Prepare decompression or directly read header.
Then we read the image. Then we have pointers in row_pointers which should refer to the loaded data. In libjpeg it is read row by row and then passed to the row_pointer[0] line by line.
Well, my question is what is best practice to work with images. I would like to learn some filters, changing colors, just like in Photoshop or similar programs. I was used to think that I would firs declare and allocate my image as one buffer of unsigned char*. Here in the libraries that have the row pointers. So I need to ask you about this - why it is so? Why not simple buffer?
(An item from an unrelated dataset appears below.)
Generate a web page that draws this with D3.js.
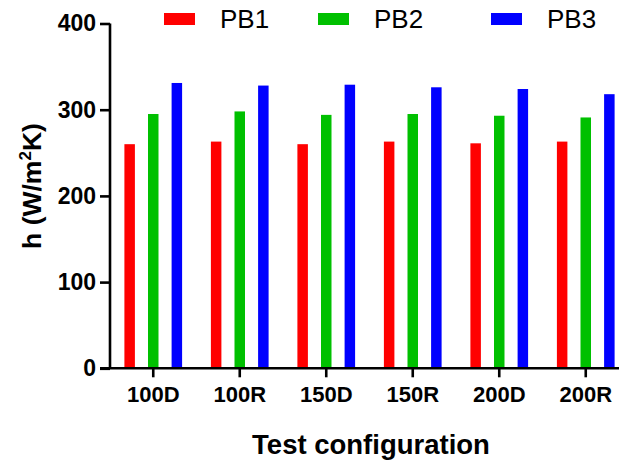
<!DOCTYPE html>
<html>
<head>
<meta charset="utf-8">
<script src="https://cdn.jsdelivr.net/npm/d3@7"></script>
<style>
  body { margin: 0; background: #fff; }
  svg { display: block; font-family: "Liberation Sans", Arial, sans-serif; }
</style>
</head>
<body>
<div id="chart"></div>
<script>
const configs = ['100D', '100R', '150D', '150R', '200D', '200R'];
const series = ['PB1', 'PB2', 'PB3'];
const pb1 = [260, 263, 260, 263, 261, 263];
const pb2 = [295, 298, 294, 295, 293, 291];
const pb3 = [331, 328, 329, 326, 324, 318];
const yTicks = [0, 100, 200, 300, 400];
const colors = ['#ff0000', '#00c000', '#0000ff'];

const values = [pb1, pb2, pb3];
const legendX = [164, 318, 491];

const W = 619, H = 463;
const svg = d3.select('#chart').append('svg').attr('width', W).attr('height', H);

const x = d3.scaleBand().domain(configs).range([110, 629]);
const x1 = d3.scaleBand().domain(series).range([-35.4, 35.4]);
const y = d3.scaleLinear().domain([0, 400]).range([368.3, 23.5]);
const barW = 10.5;

// bars
series.forEach((s, si) => {
    svg.append('g').selectAll('rect')
        .data(values[si])
        .enter().append('rect')
        .attr('x', (d, i) => x(configs[i]) + x.bandwidth() / 2 + x1(s) + x1.bandwidth() / 2 - barW / 2)
        .attr('y', d => y(d))
        .attr('width', barW)
        .attr('height', d => y(0) - y(d))
        .attr('fill', colors[si]);
});

// axes
const yAxis = svg.append('g').attr('transform', 'translate(110,0)')
    .call(d3.axisLeft(y).tickValues(yTicks).tickSize(10).tickPadding(4));
const xAxis = svg.append('g').attr('transform', `translate(0,${y(0)})`)
    .call(d3.axisBottom(x).tickSize(9).tickPadding(9));
[yAxis, xAxis].forEach(a => {
    a.select('.domain').attr('stroke', '#000').attr('stroke-width', 2.6);
    a.selectAll('.tick line').attr('stroke', '#000').attr('stroke-width', 2.6);
    a.selectAll('.tick text').attr('fill', '#000').attr('font-weight', 'bold')
        .attr('font-family', '"Liberation Sans", Arial, sans-serif');
});
yAxis.select('.domain').attr('d', `M0,${y(400)}V${y(0)}`);
xAxis.select('.domain').attr('d', 'M100,0H619');
yAxis.selectAll('.tick text').attr('font-size', 23);
xAxis.selectAll('.tick text').attr('font-size', 22);

// axis titles
svg.append('text')
    .attr('x', 371).attr('y', 454)
    .attr('text-anchor', 'middle')
    .attr('font-size', 27.5).attr('font-weight', 'bold')
    .text('Test configuration');

const yt = svg.append('text')
    .attr('transform', 'translate(41,186) rotate(-90)')
    .attr('text-anchor', 'middle')
    .attr('font-size', 26.5).attr('font-weight', 'bold');
yt.append('tspan').text('h (W/m');
yt.append('tspan').attr('font-size', 17).attr('dy', -10).text('2');
yt.append('tspan').attr('dy', 10).text('K)');

// legend
const lg = svg.append('g').selectAll('g')
    .data(series).enter().append('g')
    .attr('transform', (d, i) => `translate(${legendX[i]},0)`);
lg.append('rect').attr('x', 0).attr('y', 13).attr('width', 31).attr('height', 12)
    .attr('fill', (d, i) => colors[i]);
lg.append('text').attr('x', 56).attr('y', 28)
    .attr('font-size', 26).attr('fill', '#000')
    .text(d => d);
</script>
</body>
</html>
Is it more powerful and faster to work with row pointers? Is it something with interlacing? I read interlacing is that you read odd and even rows separately, but here I see only one row_pointers not two arrays. I don't know how the libraries work internally. Are they able to use multithreading to read the image odd and even rows separately? I mean it would be 2x faster then reading line by line if it is possible to do that. Or what is sense of the interlacing?
Anyway do you know if libpng and lib-jepeg turbo can read the image line by line so I could maybe do that - read odd rows in one thread and even lines in second thread, would this be possible and efficient image reading?
My final question is if I must to copy the row_pointers to single buffer which I will use later for image filtering and special effects like Fourier transform or can I use for that effects the row_pointers and it will be more effective. I would like to skip unnecessary loops with pixel copy functions if data are already load in memory.